Les juges constatent que ces lettres résultent de la seule pratique administrative, que leur objet et leur contenu ne sont définis par aucun texte et qu’elles ne sont pas soumises à un régime de communication spécifique, notamment à l’égard des représentants du personnel. Il s’agit néanmoins de documents établis par des personnes publiques dans le cadre de leur mission de service public, donc de « documents administratifs », au sens du code des relations entre le public et l’administration (CRPA art. L. 300-2).

Cette qualification entraîne l’application d’un régime bien défini : elle signifie que l’administration doit communiquer les lettres d’observations aux personnes qui en font la demande (CRPA art. L. 311-1).

Par exception, elle n’a pas à les communiquer si elles font apparaître le comportement d’une personne (en l’occurrence l’employeur) et que la divulgation de ce comportement pourrait lui porter préjudice (CRPA art. L. 311-6). Enfin, exception dans l’exception, l’administration peut quand même communiquer la lettre s’il est possible d’occulter ou de retirer les mentions susceptibles de porter préjudice à l’employeur (CRPA art. L. 311-6).

Dans cette affaire, le tribunal administratif avait bien fait application de ces dispositions : il avait rejeté la demande de communication des lettres d’observations en raison du préjudice qu’aurait porté la divulgation de ces lettres aux employeurs. Mais il avait statué sur la base des arguments du ministre du Travail, sans se faire communiquer les lettres en question, donc sans vérifier si elles étaient effectivement susceptibles de porter préjudice aux employeurs et, dans l’affirmative, s’il n’était pas possible de communiquer ces lettres après en avoir occulté certains passages. Son jugement est donc annulé par le Conseil d’État.

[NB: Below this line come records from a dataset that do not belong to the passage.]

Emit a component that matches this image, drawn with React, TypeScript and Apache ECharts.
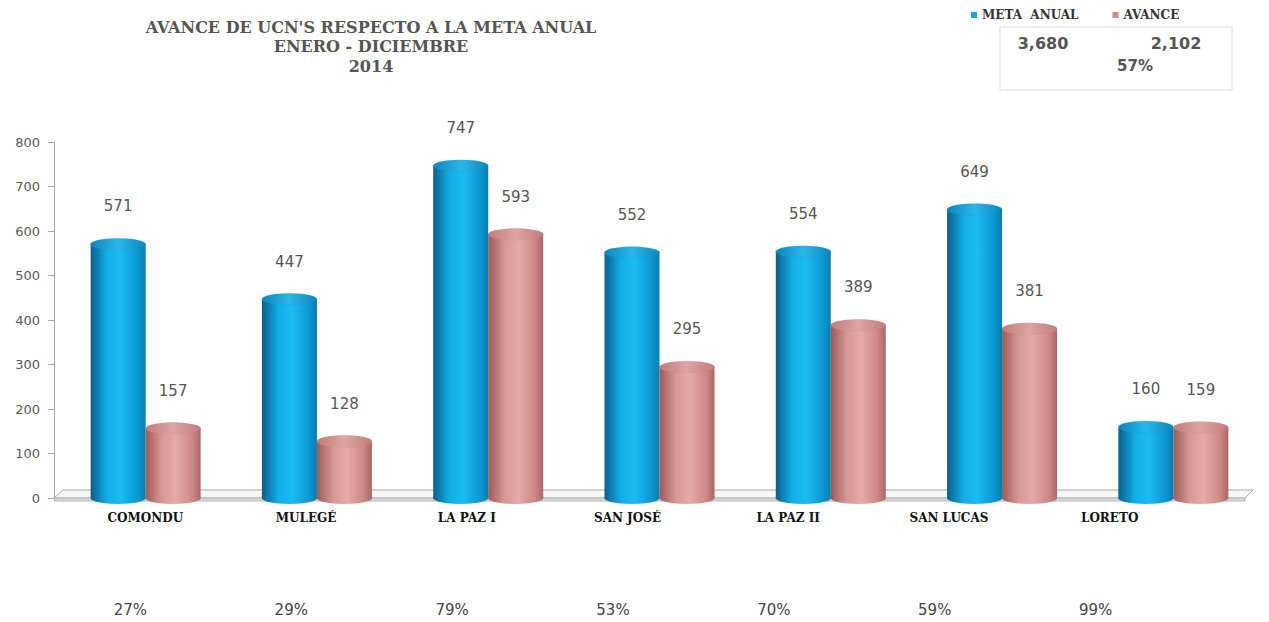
import React, { useEffect, useRef } from "react";
import * as echarts from "echarts";

const categories = ["COMONDU", "MULEGÉ", "LA PAZ I", "SAN JOSÉ", "LA PAZ II", "SAN LUCAS", "LORETO"];
const metaAnual = [571, 447, 747, 552, 554, 649, 160];
const avance = [157, 128, 593, 295, 389, 381, 159];
const yMin = 0;
const yMax = 800;
const yInterval = 100;
const titleLines = ["AVANCE DE UCN'S RESPECTO A LA META ANUAL", "ENERO - DICIEMBRE", "2014"];
const seriesNames = ["META  ANUAL", "AVANCE"];

const fmt = (n: number) => n.toLocaleString("en-US");

export default function App() {
  const ref = useRef<HTMLDivElement>(null);
  useEffect(() => {
    if (!ref.current) return;
    const chart = echarts.init(ref.current, null, { renderer: "svg" });
    const pct = avance.map((a, i) => Math.round((a / metaAnual[i]) * 100) + "%");
    const totalMeta = metaAnual.reduce((s, v) => s + v, 0);
    const totalAv = avance.reduce((s, v) => s + v, 0);
    const totalPct = Math.round((totalAv / totalMeta) * 100) + "%";

    const blueGrad = new echarts.graphic.LinearGradient(0, 0, 1, 0, [
      { offset: 0, color: "#0a5f8c" },
      { offset: 0.3, color: "#12aee8" },
      { offset: 0.55, color: "#1bbbf4" },
      { offset: 0.85, color: "#0c98d2" },
      { offset: 1, color: "#0a7cb0" },
    ]);
    const pinkGrad = new echarts.graphic.LinearGradient(0, 0, 1, 0, [
      { offset: 0, color: "#9c5a58" },
      { offset: 0.3, color: "#d89896" },
      { offset: 0.55, color: "#e6aaa8" },
      { offset: 0.85, color: "#cc8886" },
      { offset: 1, color: "#a86866" },
    ]);
    const blueTop = new echarts.graphic.LinearGradient(0, 0, 1, 0, [
      { offset: 0, color: "#0d86bd" },
      { offset: 0.5, color: "#2ab6ea" },
      { offset: 1, color: "#0d86bd" },
    ]);
    const pinkTop = new echarts.graphic.LinearGradient(0, 0, 1, 0, [
      { offset: 0, color: "#c07c7a" },
      { offset: 0.5, color: "#dea4a2" },
      { offset: 1, color: "#c07c7a" },
    ]);

    const BW = 55;
    const labelStyle = {
      show: true,
      position: "top" as const,
      distance: 30,
      color: "#555",
      fontFamily: "DejaVu Sans",
      fontSize: 15,
    };
    const hiddenCat = (gridIndex: number) => ({
      type: "category",
      data: categories,
      gridIndex,
      axisLine: { show: false },
      axisTick: { show: false },
      axisLabel: { show: false },
    });

    chart.setOption({
      animation: false,
      backgroundColor: "#fff",
      legend: {
        left: 966,
        top: 4,
        icon: "rect",
        itemWidth: 6,
        itemHeight: 6,
        itemGap: 34,
        textStyle: { fontFamily: "DejaVu Serif", fontWeight: "bold", fontSize: 12, color: "#333" },
        data: [
          { name: seriesNames[0], itemStyle: { color: "#12a8e0" } },
          { name: seriesNames[1], itemStyle: { color: "#d08a88" } },
        ],
      },
      grid: [
        { left: 60, right: 10, top: 142, bottom: 124 },
        { left: 65, right: 79, top: 490, height: 10 },
        { left: 50, right: 93, top: 590, height: 10 },
      ],
      xAxis: [
        hiddenCat(0),
        {
          type: "category",
          data: categories,
          gridIndex: 1,
          axisLine: { show: false },
          axisTick: { show: false },
          axisLabel: {
            margin: 12,
            fontFamily: "DejaVu Serif",
            fontWeight: "bold",
            fontSize: 12,
            color: "#111",
          },
        },
        {
          type: "category",
          data: pct,
          gridIndex: 2,
          axisLine: { show: false },
          axisTick: { show: false },
          axisLabel: { margin: 2, fontFamily: "DejaVu Sans", fontSize: 15, color: "#444" },
        },
        hiddenCat(0),
        hiddenCat(0),
      ],
      yAxis: [
        {
          type: "value",
          gridIndex: 0,
          min: yMin,
          max: yMax,
          interval: yInterval,
          offset: 6,
          axisLine: { show: true, lineStyle: { color: "#a8a8a8" } },
          axisTick: { show: true, length: 6, lineStyle: { color: "#a8a8a8" } },
          axisLabel: { margin: 14, fontFamily: "DejaVu Sans", fontSize: 13, color: "#595959" },
          splitLine: { show: false },
        },
        { type: "value", gridIndex: 1, show: false },
        { type: "value", gridIndex: 2, show: false },
      ],
      series: [
        {
          name: seriesNames[0],
          type: "bar",
          data: metaAnual,
          barWidth: BW,
          barGap: "0%",
          z: 2,
          itemStyle: { color: blueGrad },
          label: labelStyle,
        },
        {
          name: seriesNames[1],
          type: "bar",
          data: avance,
          barWidth: BW,
          barGap: "0%",
          z: 2,
          itemStyle: { color: pinkGrad },
          label: labelStyle,
        },
        {
          name: seriesNames[0],
          type: "pictorialBar",
          xAxisIndex: 3,
          data: metaAnual,
          symbol: "circle",
          symbolSize: [BW, 12],
          symbolPosition: "end",
          symbolOffset: [0, "-50%"],
          barWidth: BW,
          barGap: "0%",
          z: 4,
          itemStyle: { color: blueTop, borderColor: "#0b7fb4", borderWidth: 1 },
        },
        {
          name: seriesNames[1],
          type: "pictorialBar",
          xAxisIndex: 3,
          data: avance,
          symbol: "circle",
          symbolSize: [BW, 12],
          symbolPosition: "end",
          symbolOffset: [0, "-50%"],
          barWidth: BW,
          barGap: "0%",
          z: 4,
          itemStyle: { color: pinkTop, borderColor: "#b47674", borderWidth: 1 },
        },
        {
          name: seriesNames[0],
          type: "pictorialBar",
          xAxisIndex: 4,
          data: metaAnual,
          symbol: "circle",
          symbolSize: [BW, 12],
          symbolPosition: "start",
          symbolOffset: [0, "50%"],
          barWidth: BW,
          barGap: "0%",
          z: 1,
          itemStyle: { color: blueGrad },
        },
        {
          name: seriesNames[1],
          type: "pictorialBar",
          xAxisIndex: 4,
          data: avance,
          symbol: "circle",
          symbolSize: [BW, 12],
          symbolPosition: "start",
          symbolOffset: [0, "50%"],
          barWidth: BW,
          barGap: "0%",
          z: 1,
          itemStyle: { color: pinkGrad },
        },
      ],
      graphic: [
        {
          type: "polygon",
          z: 0,
          shape: { points: [[54, 498], [63, 490], [1253, 490], [1245, 498]] },
          style: { fill: "#f7f7f7", stroke: "#a8a8a8", lineWidth: 1 },
        },
        {
          type: "polygon",
          z: 0,
          shape: { points: [[54, 498], [1245, 498], [1245, 501], [54, 501]] },
          style: { fill: "#d8d8d8", stroke: "#b8b8b8", lineWidth: 1 },
        },
        {
          type: "rect",
          shape: { x: 1000, y: 27, width: 232, height: 63 },
          style: { fill: "#fff", stroke: "#dcdcdc", lineWidth: 1 },
        },
        {
          type: "text",
          x: 1043,
          y: 43,
          style: {
            text: fmt(totalMeta),
            fill: "#555",
            font: "bold 16px 'DejaVu Sans'",
            textAlign: "center",
            textVerticalAlign: "middle",
          },
        },
        {
          type: "text",
          x: 1176,
          y: 43,
          style: {
            text: fmt(totalAv),
            fill: "#555",
            font: "bold 16px 'DejaVu Sans'",
            textAlign: "center",
            textVerticalAlign: "middle",
          },
        },
        {
          type: "text",
          x: 1135,
          y: 66,
          style: {
            text: totalPct,
            fill: "#555",
            font: "bold 15px 'DejaVu Sans'",
            textAlign: "center",
            textVerticalAlign: "middle",
          },
        },
        ...titleLines.map((t, i) => ({
          type: "text",
          x: 371,
          y: 27 + i * 19.5,
          style: {
            text: t,
            fill: "#555",
            font: "bold 16px 'DejaVu Serif'",
            textAlign: "center",
            textVerticalAlign: "middle",
          },
        })),
      ],
    });
    return () => chart.dispose();
  }, []);
  return <div ref={ref} style={{ position: "fixed", left: 0, top: 0, width: 1269, height: 622 }} />;
}
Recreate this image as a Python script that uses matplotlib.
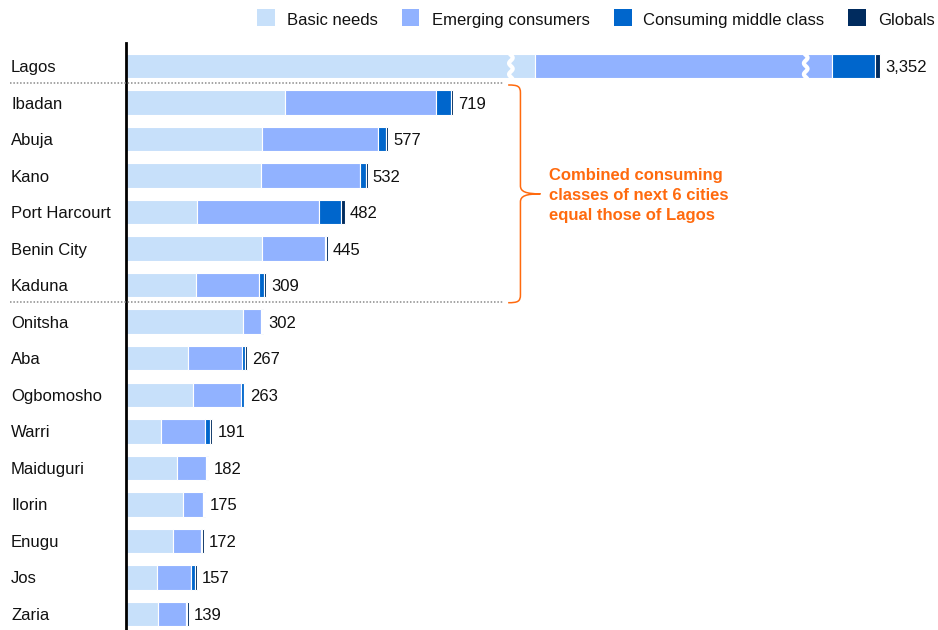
import numpy as np
import matplotlib
matplotlib.use("Agg")
import matplotlib.pyplot as plt
from matplotlib.patches import Rectangle, PathPatch
from matplotlib.path import Path
from matplotlib import transforms

# ---- data: population by consumer class, thousands ----
cities = ["Lagos", "Ibadan", "Abuja", "Kano", "Port Harcourt", "Benin City",
          "Kaduna", "Onitsha", "Aba", "Ogbomosho", "Warri", "Maiduguri",
          "Ilorin", "Enugu", "Jos", "Zaria"]
basic_needs = [1852, 351, 301, 298, 158, 301, 155, 259, 137, 149, 79, 114, 126, 104, 69, 72]
emerging_consumers = [1394, 331, 254, 217, 267, 137, 138, 39, 118, 105, 96, 63, 45, 62, 75, 61]
middle_class = [96, 34, 18, 14, 48, 3, 11, 2, 7, 6, 10, 2, 2, 3, 8, 3]
globals_class = [10, 3, 4, 3, 9, 4, 5, 2, 5, 3, 6, 3, 2, 3, 5, 3]
series_names = ["Basic needs", "Emerging consumers", "Consuming middle class", "Globals"]
callout = "Combined consuming\nclasses of next 6 cities\nequal those of Lagos"

colors = ["#C7E0FA", "#91B2FF", "#0066CC", "#002B5E"]
orange = "#FF6A0E"

# Lagos is drawn on a broken scale: amount removed from each of its segments
lagos_cut = [952, 742, 0, 0]
# where the break marks sit on the shortened Lagos bar (drawn units)
break_marks = [847, 1495]

plt.rcParams["font.family"] = ["Liberation Sans", "DejaVu Sans"]

W, H = 938, 630
fig = plt.figure(figsize=(W / 100, H / 100), dpi=100)

def fx(px):
    return px / W

def fy(py):
    return 1 - py / H

x0_px = 125.5
px_per_unit = 0.455
row_px = 36.53
top_px = 43
first_row_px = 66
n = len(cities)

xmax = (W - x0_px) / px_per_unit
ytop = -(first_row_px - top_px) / row_px
ybot = (n - 1) + (H - (first_row_px + (n - 1) * row_px)) / row_px

ax = fig.add_axes([fx(x0_px), 0, 1 - fx(x0_px), (H - top_px) / H])
ax.set_xlim(0, xmax)
ax.set_ylim(ybot, ytop)
for s in ["top", "right", "bottom"]:
    ax.spines[s].set_visible(False)
ax.spines["left"].set_color("black")
ax.spines["left"].set_linewidth(2.0)
ax.spines["left"].set_zorder(5)
ax.set_xticks([])
ax.set_yticks([])

data = np.array([basic_needs, emerging_consumers, middle_class, globals_class], dtype=float)
shown = data.copy()
shown[:, 0] -= lagos_cut
y = np.arange(n)
left = np.zeros(n)
for k in range(4):
    ax.barh(y, shown[k], left=left, height=0.67, color=colors[k],
            edgecolor="white", linewidth=0.8, zorder=2)
    left += shown[k]

totals = data.sum(axis=0)
for i in range(n):
    ax.annotate(f"{int(totals[i]):,}", (left[i], y[i]), xytext=(5, -6),
                textcoords="offset pixels", ha="left", va="baseline",
                fontsize=12, color="#111111")

# wavy break marks across the Lagos bar
yy = np.linspace(-0.42, 0.42, 80)
for bx in break_marks:
    xx = bx + 4.0 * np.sin(2 * np.pi * yy * row_px / 11)
    ax.plot(xx, yy, color="white", lw=3.0, zorder=4, solid_capstyle="butt")

# city names
trans = transforms.blended_transform_factory(fig.transFigure, ax.transData)
for i, c in enumerate(cities):
    ax.annotate(c, (fx(11), y[i]), xycoords=trans, xytext=(0, -6),
                textcoords="offset pixels", ha="left", va="baseline",
                fontsize=12, color="#111111", annotation_clip=False)

# dotted separators around the group of six
for sy in [0.47, 6.47]:
    ax.plot([fx(10), fx(503)], [sy, sy], transform=trans, color="#8A8A8A",
            lw=1.1, ls=(0, (1, 1.2)), clip_on=False, zorder=6)

# curly brace
xe, xs, xt = 841, 868, 912
yt, yb, ym = 0.52, 6.48, 3.5
verts = [(xe, yt), (862, yt), (xs, yt + 0.03), (xs, yt + 0.22),
         (xs, ym - 0.22),
         (xs, ym - 0.06), (880, ym), (xt, ym),
         (880, ym), (xs, ym + 0.06), (xs, ym + 0.22),
         (xs, yb - 0.22),
         (xs, yb - 0.03), (862, yb), (xe, yb)]
codes = [Path.MOVETO, Path.CURVE4, Path.CURVE4, Path.CURVE4,
         Path.LINETO,
         Path.CURVE4, Path.CURVE4, Path.CURVE4,
         Path.CURVE4, Path.CURVE4, Path.CURVE4,
         Path.LINETO,
         Path.CURVE4, Path.CURVE4, Path.CURVE4]
ax.add_patch(PathPatch(Path(verts, codes), facecolor="none", edgecolor=orange,
                       lw=1.1, clip_on=False, zorder=6))

# callout: three lines, baselines 20 px apart
for j, line in enumerate(callout.split("\n")):
    fig.text(fx(549), fy(180 + 20 * j), line, color=orange, fontsize=12,
             fontweight="bold", ha="left", va="baseline")

# legend row
sq_x = [257.3, 401.7, 614, 848]
txt_x = [286.7, 431.7, 643, 878]
for k in range(4):
    fig.add_artist(Rectangle((fx(sq_x[k]), fy(26)), 17.7 / W, 16.7 / H,
                             transform=fig.transFigure, facecolor=colors[k],
                             edgecolor="none"))
    fig.text(fx(txt_x[k]), fy(25), series_names[k], fontsize=12,
             color="#111111", ha="left", va="baseline")

fig.savefig("out.png", dpi=100)
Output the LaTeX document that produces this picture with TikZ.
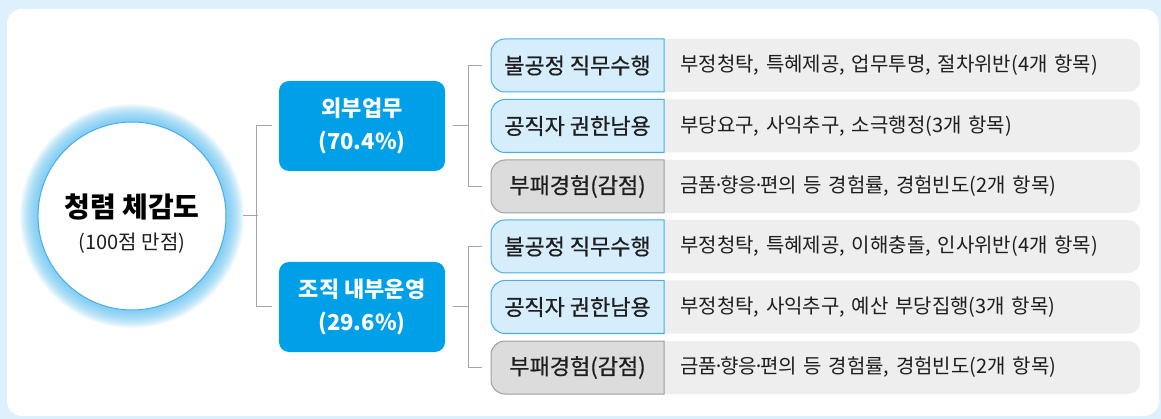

Signalons enfin que la haute juridiction administrative prend soin de tracer une frontière nette entre les lettres d’observations et les procès-verbaux de l’inspection du travail. Sauf cas particulier, ces derniers sont transmis exclusivement au procureur de la République et au préfet du département (c. proc. pén. art. 11 ; c. trav. art. L. 8113-7 ; instruction DAGEMO/MICAPOR 2002-3 du 28 mars 2002).